# START OF DATA

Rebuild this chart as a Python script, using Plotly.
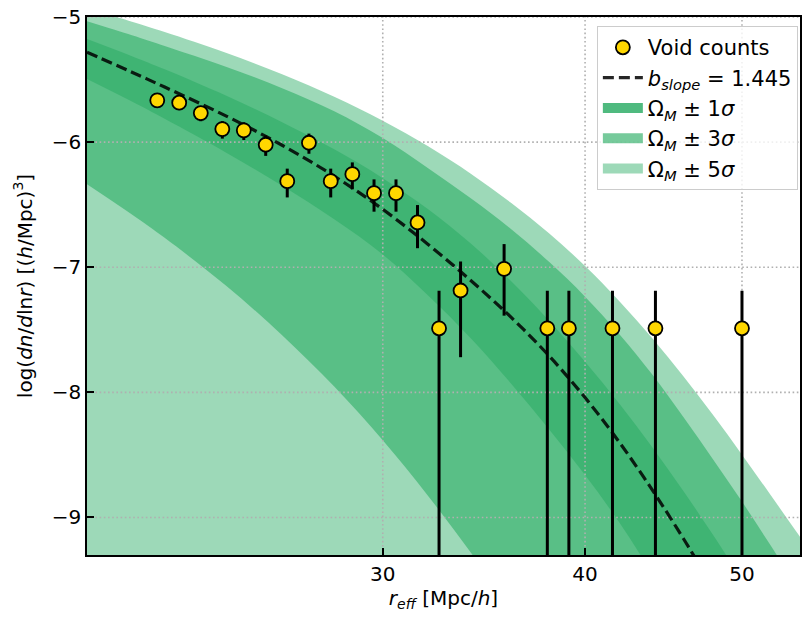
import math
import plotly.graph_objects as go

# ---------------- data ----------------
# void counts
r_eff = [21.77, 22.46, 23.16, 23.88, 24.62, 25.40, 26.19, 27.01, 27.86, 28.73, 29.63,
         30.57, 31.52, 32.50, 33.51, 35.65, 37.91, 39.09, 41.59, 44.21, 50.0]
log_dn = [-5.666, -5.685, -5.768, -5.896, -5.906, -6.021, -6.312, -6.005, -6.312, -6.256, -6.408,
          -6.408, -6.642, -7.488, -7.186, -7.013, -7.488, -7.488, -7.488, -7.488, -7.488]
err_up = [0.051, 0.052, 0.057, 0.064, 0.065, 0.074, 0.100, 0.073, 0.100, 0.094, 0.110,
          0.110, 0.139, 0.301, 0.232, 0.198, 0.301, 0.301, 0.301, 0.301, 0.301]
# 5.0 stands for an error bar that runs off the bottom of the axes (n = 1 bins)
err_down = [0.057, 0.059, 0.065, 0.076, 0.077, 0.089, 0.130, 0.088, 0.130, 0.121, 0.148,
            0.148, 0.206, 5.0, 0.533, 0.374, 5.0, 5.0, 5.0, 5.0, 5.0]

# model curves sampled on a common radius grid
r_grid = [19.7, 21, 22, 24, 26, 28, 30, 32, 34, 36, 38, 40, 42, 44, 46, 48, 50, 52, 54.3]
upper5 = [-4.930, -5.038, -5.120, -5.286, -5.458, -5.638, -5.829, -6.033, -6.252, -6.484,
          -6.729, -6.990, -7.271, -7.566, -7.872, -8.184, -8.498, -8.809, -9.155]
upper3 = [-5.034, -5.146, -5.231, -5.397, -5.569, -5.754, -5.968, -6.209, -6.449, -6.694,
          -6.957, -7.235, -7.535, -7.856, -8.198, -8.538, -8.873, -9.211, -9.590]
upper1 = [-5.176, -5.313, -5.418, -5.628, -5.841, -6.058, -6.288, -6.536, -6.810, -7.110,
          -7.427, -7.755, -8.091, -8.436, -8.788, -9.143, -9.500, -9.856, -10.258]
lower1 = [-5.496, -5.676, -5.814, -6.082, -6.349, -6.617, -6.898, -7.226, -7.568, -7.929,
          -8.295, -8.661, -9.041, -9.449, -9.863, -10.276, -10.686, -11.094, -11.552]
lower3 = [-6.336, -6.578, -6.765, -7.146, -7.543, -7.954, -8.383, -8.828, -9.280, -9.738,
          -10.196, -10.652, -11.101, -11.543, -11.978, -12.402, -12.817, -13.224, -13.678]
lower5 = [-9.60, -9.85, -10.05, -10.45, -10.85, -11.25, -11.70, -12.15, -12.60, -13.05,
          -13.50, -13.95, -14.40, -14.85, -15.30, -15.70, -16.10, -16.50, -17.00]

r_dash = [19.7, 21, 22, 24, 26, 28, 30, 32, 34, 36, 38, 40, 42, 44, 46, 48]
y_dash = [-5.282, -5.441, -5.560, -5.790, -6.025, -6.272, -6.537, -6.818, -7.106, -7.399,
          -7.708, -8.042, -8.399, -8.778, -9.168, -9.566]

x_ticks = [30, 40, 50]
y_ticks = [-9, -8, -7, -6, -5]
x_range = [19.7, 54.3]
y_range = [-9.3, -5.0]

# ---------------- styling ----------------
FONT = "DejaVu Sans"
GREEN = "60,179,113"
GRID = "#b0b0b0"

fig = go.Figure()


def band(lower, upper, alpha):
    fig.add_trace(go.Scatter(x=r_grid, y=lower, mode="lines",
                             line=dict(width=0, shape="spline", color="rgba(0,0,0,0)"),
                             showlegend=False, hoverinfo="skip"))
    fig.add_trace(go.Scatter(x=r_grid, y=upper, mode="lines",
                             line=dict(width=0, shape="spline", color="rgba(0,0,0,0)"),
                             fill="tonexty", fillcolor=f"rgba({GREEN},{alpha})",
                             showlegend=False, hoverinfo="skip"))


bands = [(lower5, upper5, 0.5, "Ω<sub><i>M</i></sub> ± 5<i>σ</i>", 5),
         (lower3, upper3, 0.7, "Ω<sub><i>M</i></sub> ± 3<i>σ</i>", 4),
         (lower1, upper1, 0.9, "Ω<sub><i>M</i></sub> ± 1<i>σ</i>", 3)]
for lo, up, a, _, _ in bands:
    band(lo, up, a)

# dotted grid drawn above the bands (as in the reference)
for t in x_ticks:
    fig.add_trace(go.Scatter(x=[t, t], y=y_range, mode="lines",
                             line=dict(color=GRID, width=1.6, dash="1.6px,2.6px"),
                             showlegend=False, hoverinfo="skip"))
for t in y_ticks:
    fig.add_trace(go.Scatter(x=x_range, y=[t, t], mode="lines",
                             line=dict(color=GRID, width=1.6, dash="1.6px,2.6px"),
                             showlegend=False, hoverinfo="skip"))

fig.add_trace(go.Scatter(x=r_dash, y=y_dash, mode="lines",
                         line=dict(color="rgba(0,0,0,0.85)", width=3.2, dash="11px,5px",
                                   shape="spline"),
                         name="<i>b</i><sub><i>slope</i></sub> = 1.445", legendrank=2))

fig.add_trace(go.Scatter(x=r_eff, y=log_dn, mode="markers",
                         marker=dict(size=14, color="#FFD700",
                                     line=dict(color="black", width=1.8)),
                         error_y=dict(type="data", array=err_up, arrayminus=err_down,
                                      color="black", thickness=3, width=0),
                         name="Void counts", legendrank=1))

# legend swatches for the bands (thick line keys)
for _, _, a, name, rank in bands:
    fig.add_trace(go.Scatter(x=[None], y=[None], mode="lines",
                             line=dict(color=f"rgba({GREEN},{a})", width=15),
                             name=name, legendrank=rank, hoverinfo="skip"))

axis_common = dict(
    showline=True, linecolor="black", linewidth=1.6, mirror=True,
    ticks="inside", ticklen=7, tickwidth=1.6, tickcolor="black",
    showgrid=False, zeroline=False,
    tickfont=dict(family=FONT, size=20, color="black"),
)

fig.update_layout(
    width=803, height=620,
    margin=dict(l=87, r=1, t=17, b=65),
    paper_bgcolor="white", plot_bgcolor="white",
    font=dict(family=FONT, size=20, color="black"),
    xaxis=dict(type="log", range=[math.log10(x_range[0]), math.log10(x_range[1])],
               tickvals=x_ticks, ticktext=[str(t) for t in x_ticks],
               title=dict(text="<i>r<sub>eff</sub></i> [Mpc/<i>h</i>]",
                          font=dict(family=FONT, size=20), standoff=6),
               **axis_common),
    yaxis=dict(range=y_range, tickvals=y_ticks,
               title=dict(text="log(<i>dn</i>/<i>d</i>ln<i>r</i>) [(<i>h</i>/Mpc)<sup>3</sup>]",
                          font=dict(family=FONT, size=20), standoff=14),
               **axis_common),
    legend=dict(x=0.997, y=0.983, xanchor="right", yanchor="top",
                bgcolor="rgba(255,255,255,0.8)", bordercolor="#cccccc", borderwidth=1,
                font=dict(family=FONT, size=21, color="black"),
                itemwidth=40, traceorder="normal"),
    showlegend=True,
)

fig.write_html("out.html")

# END OF DATA

[EXERCISE DETAILS] Please quote the lines of the material, beginning with the first and ending with the one that contains "0.148, 0.206, 5.0, 0.533, 0.374, 5.0, 5.0, 5.0, 5.0, 5.0]", exactly as written and without any pictures.

[EXERCISE RESULT]
Rebuild this chart as a Python script, using Plotly.
import math
import plotly.graph_objects as go

# ---------------- data ----------------
# void counts
r_eff = [21.77, 22.46, 23.16, 23.88, 24.62, 25.40, 26.19, 27.01, 27.86, 28.73, 29.63,
         30.57, 31.52, 32.50, 33.51, 35.65, 37.91, 39.09, 41.59, 44.21, 50.0]
log_dn = [-5.666, -5.685, -5.768, -5.896, -5.906, -6.021, -6.312, -6.005, -6.312, -6.256, -6.408,
          -6.408, -6.642, -7.488, -7.186, -7.013, -7.488, -7.488, -7.488, -7.488, -7.488]
err_up = [0.051, 0.052, 0.057, 0.064, 0.065, 0.074, 0.100, 0.073, 0.100, 0.094, 0.110,
          0.110, 0.139, 0.301, 0.232, 0.198, 0.301, 0.301, 0.301, 0.301, 0.301]
# 5.0 stands for an error bar that runs off the bottom of the axes (n = 1 bins)
err_down = [0.057, 0.059, 0.065, 0.076, 0.077, 0.089, 0.130, 0.088, 0.130, 0.121, 0.148,
            0.148, 0.206, 5.0, 0.533, 0.374, 5.0, 5.0, 5.0, 5.0, 5.0]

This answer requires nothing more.